母の誕生日がラストマッチという偶然。ありがとうと伝えたかった。
応援してくれたファンにも感謝を伝えた。
コロナ禍のイベントには時間制限もあって、花形の挨拶はここで終わった。
しかし最後の最後に、一番伝えたかった感謝があった。それはトレーナーとして支えてくれた木村に対して。

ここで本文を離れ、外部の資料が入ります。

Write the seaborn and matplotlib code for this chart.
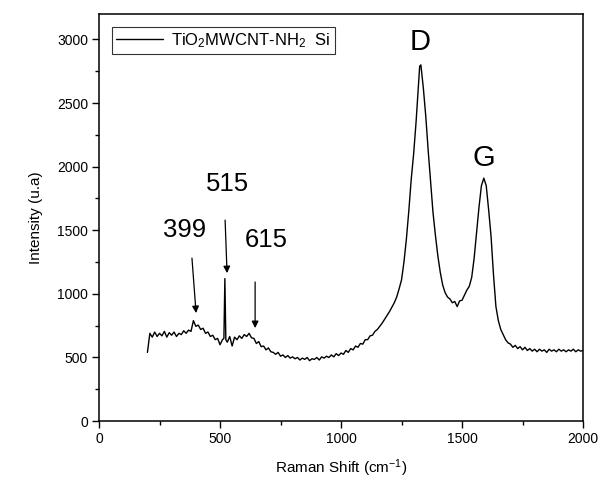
import matplotlib
matplotlib.use("Agg")
import matplotlib.pyplot as plt
import seaborn as sns
import pandas as pd
from matplotlib.ticker import MultipleLocator

# ---- data ----
raman_shift = [
    200, 210, 220, 230, 240, 250, 260, 270, 280, 290, 300, 310, 320, 330, 340,
    350, 360, 370, 380, 390, 400, 410, 420, 430, 440, 450, 460, 470, 480, 490,
    500, 510, 516, 520, 524, 530, 540, 550, 560, 570, 580, 590, 600, 610, 620,
    630, 640, 650, 660, 670, 680, 690, 700, 710, 720, 730, 740, 750, 760, 770,
    780, 790, 800, 810, 820, 830, 840, 850, 860, 870, 880, 890, 900, 910, 920,
    930, 940, 950, 960, 970, 980, 990, 1000, 1010, 1020, 1030, 1040, 1050, 1060,
    1070, 1080, 1090, 1100, 1110, 1120, 1130, 1140, 1150, 1160, 1170, 1180, 1190,
    1200, 1210, 1220, 1230, 1240, 1250, 1260, 1270, 1280, 1290, 1300, 1310, 1320,
    1325, 1330, 1340, 1350, 1360, 1370, 1380, 1390, 1400, 1410, 1420, 1430, 1440,
    1450, 1460, 1470, 1480, 1490, 1500, 1510, 1520, 1530, 1540, 1550, 1560, 1570,
    1580, 1590, 1600, 1610, 1620, 1630, 1640, 1650, 1660, 1670, 1680, 1690, 1700,
    1710, 1720, 1730, 1740, 1750, 1760, 1770, 1780, 1790, 1800, 1810, 1820, 1830,
    1840, 1850, 1860, 1870, 1880, 1890, 1900, 1910, 1920, 1930, 1940, 1950, 1960,
    1970, 1980, 1990, 2000,
]
intensity = [
    540, 690, 660, 700, 665, 690, 670, 705, 660, 695, 675, 700, 665, 690, 680,
    710, 690, 715, 705, 790, 745, 755, 720, 730, 690, 700, 665, 675, 640, 650,
    600, 640, 650, 1120, 640, 620, 665, 590, 660, 640, 670, 650, 680, 665, 690,
    655, 650, 610, 625, 585, 590, 560, 575, 545, 540, 525, 540, 510, 520, 500,
    515, 495, 505, 490, 500, 480, 495, 485, 500, 475, 490, 485, 500, 480, 505,
    495, 510, 500, 520, 505, 530, 515, 535, 525, 555, 540, 570, 560, 590,
    580, 610, 605, 640, 640, 670, 675, 705, 720, 745, 770, 800, 830,
    860, 895, 930, 975, 1040, 1110, 1250, 1430, 1650, 1900, 2100, 2350, 2650,
    2790, 2800, 2620, 2400, 2130, 1880, 1640, 1460, 1300, 1170, 1070, 1010, 975,
    960, 930, 940, 900, 945, 950, 990, 1030, 1060, 1130, 1280, 1480, 1680,
    1850, 1910, 1850, 1660, 1450, 1150, 900, 790, 720, 680, 640, 615, 605,
    580, 595, 570, 585, 560, 580, 555, 570, 550, 565, 545, 565, 550,
    560, 540, 565, 550, 560, 545, 565, 550, 560, 545, 560, 550, 565,
    545, 560, 550, 555,
]
series_label = "TiO$_2$MWCNT-NH$_2$  Si"
x_label = "Raman Shift (cm$^{-1}$)"
y_label = "Intensity (u.a)"
peak_labels = ["399", "515", "615"]
band_labels = ["D", "G"]

df = pd.DataFrame({"shift": raman_shift, "intensity": intensity})

sns.set_style("white")
plt.rcParams["font.family"] = ["Liberation Sans", "DejaVu Sans"]
plt.rcParams["mathtext.fontset"] = "custom"
plt.rcParams["mathtext.rm"] = "Liberation Sans"
plt.rcParams["mathtext.it"] = "Liberation Sans"
plt.rcParams["text.color"] = "black"
plt.rcParams["axes.labelcolor"] = "black"
plt.rcParams["xtick.color"] = "black"
plt.rcParams["ytick.color"] = "black"

fig = plt.figure(figsize=(6.02, 4.84), dpi=100)
ax = fig.add_axes([0.1645, 0.130, 0.804, 0.841])

sns.lineplot(data=df, x="shift", y="intensity", ax=ax, color="black",
             linewidth=1.0, estimator=None, sort=False, label=series_label)

ax.set_xlim(0, 2000)
ax.set_ylim(0, 3200)
ax.xaxis.set_major_locator(MultipleLocator(500))
ax.xaxis.set_minor_locator(MultipleLocator(250))
ax.yaxis.set_major_locator(MultipleLocator(500))
ax.yaxis.set_minor_locator(MultipleLocator(250))
ax.tick_params(which="major", direction="out", length=5, width=1,
               labelsize=10, bottom=True, left=True, top=False, right=False,
               pad=3, colors="black")
ax.tick_params(which="minor", direction="out", length=3, width=1,
               bottom=True, left=True, top=False, right=False, colors="black")
for s in ax.spines.values():
    s.set_linewidth(1.1)
    s.set_color("black")

ax.set_xlabel(x_label, fontsize=11, labelpad=8, color="black")
ax.set_ylabel(y_label, fontsize=11, labelpad=10, color="black")

# arrows + peak labels
arrow_props = dict(arrowstyle="-|>", color="black", lw=0.9,
                   mutation_scale=10, shrinkA=0, shrinkB=0)
ax.annotate("", xy=(401, 849), xytext=(384, 1281), arrowprops=arrow_props)
ax.annotate("", xy=(529, 1163), xytext=(521, 1580), arrowprops=arrow_props)
ax.annotate("", xy=(645, 731), xytext=(645, 1093), arrowprops=arrow_props)
ax.text(355, 1501, peak_labels[0], fontsize=18.5, ha="center", va="center", color="black")
ax.text(529, 1863, peak_labels[1], fontsize=18.5, ha="center", va="center", color="black")
ax.text(690, 1423, peak_labels[2], fontsize=18.5, ha="center", va="center", color="black")
ax.text(1326, 2980, band_labels[0], fontsize=21, ha="center", va="center", color="black")
ax.text(1591, 2070, band_labels[1], fontsize=21, ha="center", va="center", color="black")

leg = ax.legend(loc="upper left", bbox_to_anchor=(0.027, 0.968), fontsize=12,
                frameon=True, fancybox=False, handlelength=2.8,
                handletextpad=0.5, borderpad=0.25, borderaxespad=0)
leg.get_frame().set_edgecolor("black")
leg.get_frame().set_linewidth(0.8)
for t in leg.get_texts():
    t.set_color("black")

fig.savefig("out.png", dpi=100)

リング上で言うつもりだったが、リングを降りてから誠心誠意の感謝を伝えた。
そのときのことを尋ねると、彼女はしみじみと言った。
「だって木村さんがいなかったら、絶対に世界チャンピオンにはなっていませんから。人として何が足りないか、人としてどうあればいいか。一緒になって本気で考えてくれましたし、本気で叱ってくれました。本当に感謝しかないです。花形ジムだったから、世界チャンピオンになれたと思っています」
挫折があったら、逃げてしまう自分が嫌だった。
そんな自分をボクシングが変えてくれた。
ボクシングに対する感謝が彼女の心に広がっていた。
インタビューの場所は、思い出深い後楽園ホールの近く。
最後にもう一度、尋ねてみたくなった。
ボクシングに1ミリも未練はありませんか?
岡庭冴美は、目を見開いて笑顔を見せた。
「全然ありません。ボクシングはもう過去のもの。未来に向けて、チャレンジしていきます」
春の柔らかい陽射しが、彼女の頬を照らす。
まるで次なるチャレンジを祝福するように――。